### TASK GOAL
Your task is to copy the listing exactly. Drop any pictures from the copy.

### GIVEN DATA
- - -

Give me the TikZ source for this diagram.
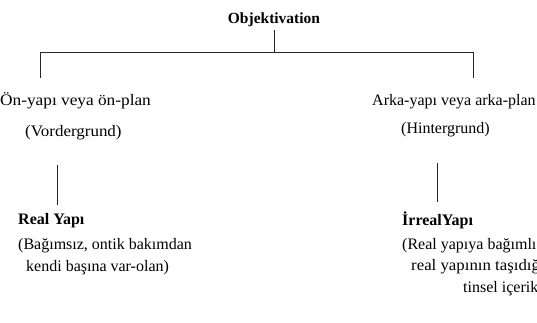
\documentclass[tikz,border=0pt]{standalone}
\usepackage{fontspec}
\usepackage{graphicx}
\setmainfont{Liberation Serif}
\begin{document}
\begin{tikzpicture}[x=1pt,y=-1pt,
  txt/.style={inner sep=0pt,anchor=base west,font=\fontsize{16}{18}\selectfont},
  btxt/.style={inner sep=0pt,anchor=base west,font=\fontsize{16}{18}\selectfont\bfseries},
  ln/.style={line width=1pt,black!85}]
\clip (0,0) rectangle (537,322);
\fill[white] (0,0) rectangle (537,322);
% top
\node[inner sep=0pt,anchor=base,font=\fontsize{15.5}{18}\selectfont\bfseries] (obj) at (274,23) {Objektivation};
\coordinate (top) at (274,30);
\coordinate (mid) at (274,52);
\coordinate (hl) at (40,52);
\coordinate (hr) at (474,52);
\coordinate (vl) at (40,78);
\coordinate (vr) at (473,78);
\draw[ln] (top) -- (mid);
\draw[ln] (hl) -- (hr);
\draw[ln] (hl) -- (vl);
\coordinate (hr2) at (473,52);
\draw[ln] (hr2) -- (vr);
% left
\node[txt] (on) at (0,105) {\scalebox{1.08}[1]{Ön-yapı veya ön-plan}};
\node[txt] (vord) at (25,136) {\scalebox{1.06}[1]{(Vordergrund)}};
\coordinate (l1) at (57,165);
\coordinate (l2) at (57,205);
\draw[ln] (l1) -- (l2);
\node[btxt] (real) at (18,224) {Real Yapı};
\node[txt] (real1) at (18,249) {(Bağımsız, ontik bakımdan};
\node[txt] (real2) at (26,271) {kendi başına var-olan)};
% right
\node[txt] (arka) at (372,105) {Arka-yapı veya arka-plan};
\node[txt] (hint) at (401,133) {(Hintergrund)};
\coordinate (r1) at (437,163);
\coordinate (r2) at (437,202);
\draw[ln] (r1) -- (r2);
\node[btxt] (irreal) at (402,225) {İrrealYapı};
\node[txt] (irr1) at (402,249) {(Real yapıya bağımlı};
\node[txt] (irr2) at (411,270) {\scalebox{1.05}[1]{real yapının taşıdığı}};
\node[txt] (irr3) at (463,292) {tinsel içerik};
\end{tikzpicture}
\end{document}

- - -

### WRITTEN ANSWER
Give me the TikZ source for this diagram.
\documentclass[tikz,border=0pt]{standalone}
\usepackage{fontspec}
\usepackage{graphicx}
\setmainfont{Liberation Serif}
\begin{document}
\begin{tikzpicture}[x=1pt,y=-1pt,
  txt/.style={inner sep=0pt,anchor=base west,font=\fontsize{16}{18}\selectfont},
  btxt/.style={inner sep=0pt,anchor=base west,font=\fontsize{16}{18}\selectfont\bfseries},
  ln/.style={line width=1pt,black!85}]
\clip (0,0) rectangle (537,322);
\fill[white] (0,0) rectangle (537,322);
% top
\node[inner sep=0pt,anchor=base,font=\fontsize{15.5}{18}\selectfont\bfseries] (obj) at (274,23) {Objektivation};
\coordinate (top) at (274,30);
\coordinate (mid) at (274,52);
\coordinate (hl) at (40,52);
\coordinate (hr) at (474,52);
\coordinate (vl) at (40,78);
\coordinate (vr) at (473,78);
\draw[ln] (top) -- (mid);
\draw[ln] (hl) -- (hr);
\draw[ln] (hl) -- (vl);
\coordinate (hr2) at (473,52);
\draw[ln] (hr2) -- (vr);
% left
\node[txt] (on) at (0,105) {\scalebox{1.08}[1]{Ön-yapı veya ön-plan}};
\node[txt] (vord) at (25,136) {\scalebox{1.06}[1]{(Vordergrund)}};
\coordinate (l1) at (57,165);
\coordinate (l2) at (57,205);
\draw[ln] (l1) -- (l2);
\node[btxt] (real) at (18,224) {Real Yapı};
\node[txt] (real1) at (18,249) {(Bağımsız, ontik bakımdan};
\node[txt] (real2) at (26,271) {kendi başına var-olan)};
% right
\node[txt] (arka) at (372,105) {Arka-yapı veya arka-plan};
\node[txt] (hint) at (401,133) {(Hintergrund)};
\coordinate (r1) at (437,163);
\coordinate (r2) at (437,202);
\draw[ln] (r1) -- (r2);
\node[btxt] (irreal) at (402,225) {İrrealYapı};
\node[txt] (irr1) at (402,249) {(Real yapıya bağımlı};
\node[txt] (irr2) at (411,270) {\scalebox{1.05}[1]{real yapının taşıdığı}};
\node[txt] (irr3) at (463,292) {tinsel içerik};
\end{tikzpicture}
\end{document}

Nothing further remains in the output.